** Begin **

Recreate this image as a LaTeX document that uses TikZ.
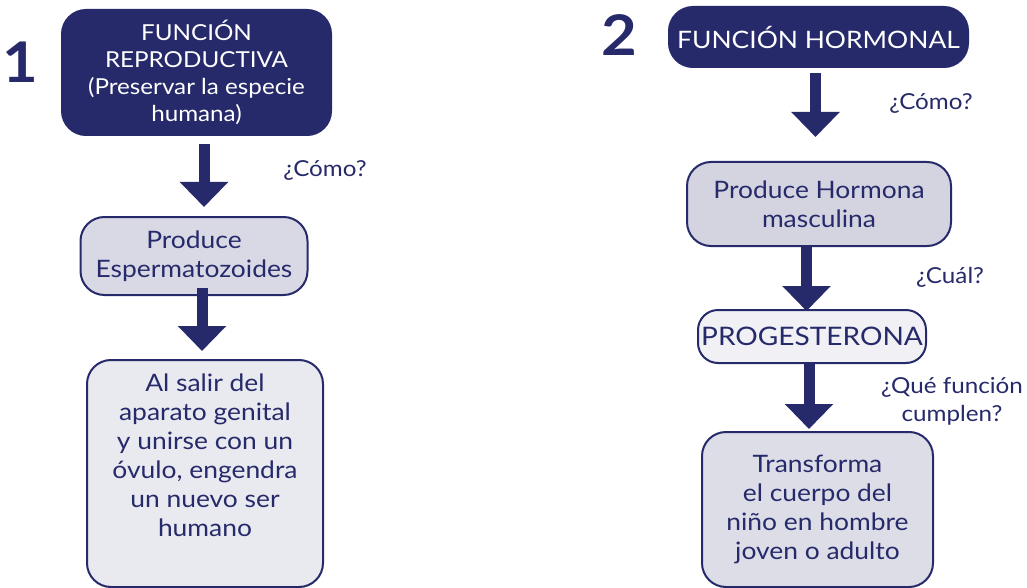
\documentclass[tikz,border=0pt]{standalone}
\usepackage{fontspec}
\setmainfont{Lato}[FakeStretch=1.1]
\usepackage{xcolor}
\usetikzlibrary{arrows.meta}
\definecolor{navy}{HTML}{262A6A}

\begin{document}
\begin{tikzpicture}[x=1pt, y=-1pt]
\tikzset{
  base/.style={draw=navy, line width=2pt, rounded corners=24pt, align=center, inner sep=0pt, text=navy},
  dark/.style={base, fill=navy, text=white, font=\fontsize{22}{27}\selectfont},
  light/.style={base, font=\fontsize{24}{29}\selectfont},
  ask/.style={text=navy, align=center, font=\fontsize{22}{28}\selectfont},
  num/.style={text=navy, inner sep=0pt, font=\fontsize{56}{56}\selectfont\bfseries},
  flow/.style={draw=navy, line width=11pt, -{Triangle[length=25pt, width=47pt]}},
}
\useasboundingbox (0,0) rectangle (1027,588);

% function 1
\node [num, anchor=west] (n1) at (2, 62) {1};
\node [dark, minimum width=269pt, minimum height=125pt] (fr) at (196.5, 72.5)
  {FUNCIÓN\\REPRODUCTIVA\\(Preservar la especie\\humana)};
\node [light, fill=navy!18, minimum width=227pt, minimum height=78pt] (pe) at (194, 256)
  {Produce\\Espermatozoides};
\node [light, fill=navy!10, minimum width=236pt, minimum height=227pt, text depth=37pt] (al) at (205, 473.5)
  {Al salir del\\aparato genital\\y unirse con un\\óvulo, engendra\\un nuevo ser\\humano};

\node [ask] (q1) at (325, 170) {¿Cómo?};

\draw [flow] ([xshift=7.5pt, yshift=-8pt]fr.south) -- ([xshift=10pt, yshift=9pt]pe.north);
\draw [flow] ([xshift=8pt, yshift=8pt]pe.south) -- ([xshift=-3pt, yshift=8pt]al.north);

% function 2
\node [num] (n2) at (619, 35) {2};
\node [dark, minimum width=299pt, minimum height=60pt, font=\fontsize{24}{29}\selectfont] (fh) at (818.5, 37)
  {FUNCIÓN HORMONAL};
\node [light, fill=navy!20, minimum width=264pt, minimum height=84pt] (ph) at (819, 204)
  {Produce Hormona\\masculina};
\node [light, fill=navy!7, minimum width=228pt, minimum height=53pt, rounded corners=20pt,
  font=\fontsize{25.5}{30}\selectfont] (pg) at (812, 336.5) {PROGESTERONA};
\node [light, fill=navy!16, minimum width=231pt, minimum height=155pt] (tr) at (817.5, 509.5)
  {Transforma\\el cuerpo del\\niño en hombre\\joven o adulto};

\node [ask] (q2) at (931, 103) {¿Cómo?};
\node [ask] (q3) at (950, 277) {¿Cuál?};
\node [ask] (q4) at (952, 401) {¿Qué función\\cumplen?};

\draw [flow] ([xshift=-3pt, yshift=-5pt]fh.south) -- ([xshift=-3.5pt, yshift=24pt]ph.north);
\draw [flow] ([xshift=-12.5pt]ph.south) -- ([xshift=-5.5pt, yshift=-2pt]pg.north);
\draw [flow] ([xshift=-3pt]pg.south) -- ([xshift=-8.5pt, yshift=2pt]tr.north);
\end{tikzpicture}
\end{document}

** End **

* The task: Everything from the top line of the data down to and including the line with "(0,0) rectangle (1027,588);" is to be copied, except the pictures.

* Exercise solution:
Recreate this image as a LaTeX document that uses TikZ.
\documentclass[tikz,border=0pt]{standalone}
\usepackage{fontspec}
\setmainfont{Lato}[FakeStretch=1.1]
\usepackage{xcolor}
\usetikzlibrary{arrows.meta}
\definecolor{navy}{HTML}{262A6A}

\begin{document}
\begin{tikzpicture}[x=1pt, y=-1pt]
\tikzset{
  base/.style={draw=navy, line width=2pt, rounded corners=24pt, align=center, inner sep=0pt, text=navy},
  dark/.style={base, fill=navy, text=white, font=\fontsize{22}{27}\selectfont},
  light/.style={base, font=\fontsize{24}{29}\selectfont},
  ask/.style={text=navy, align=center, font=\fontsize{22}{28}\selectfont},
  num/.style={text=navy, inner sep=0pt, font=\fontsize{56}{56}\selectfont\bfseries},
  flow/.style={draw=navy, line width=11pt, -{Triangle[length=25pt, width=47pt]}},
}
\useasboundingbox (0,0) rectangle (1027,588);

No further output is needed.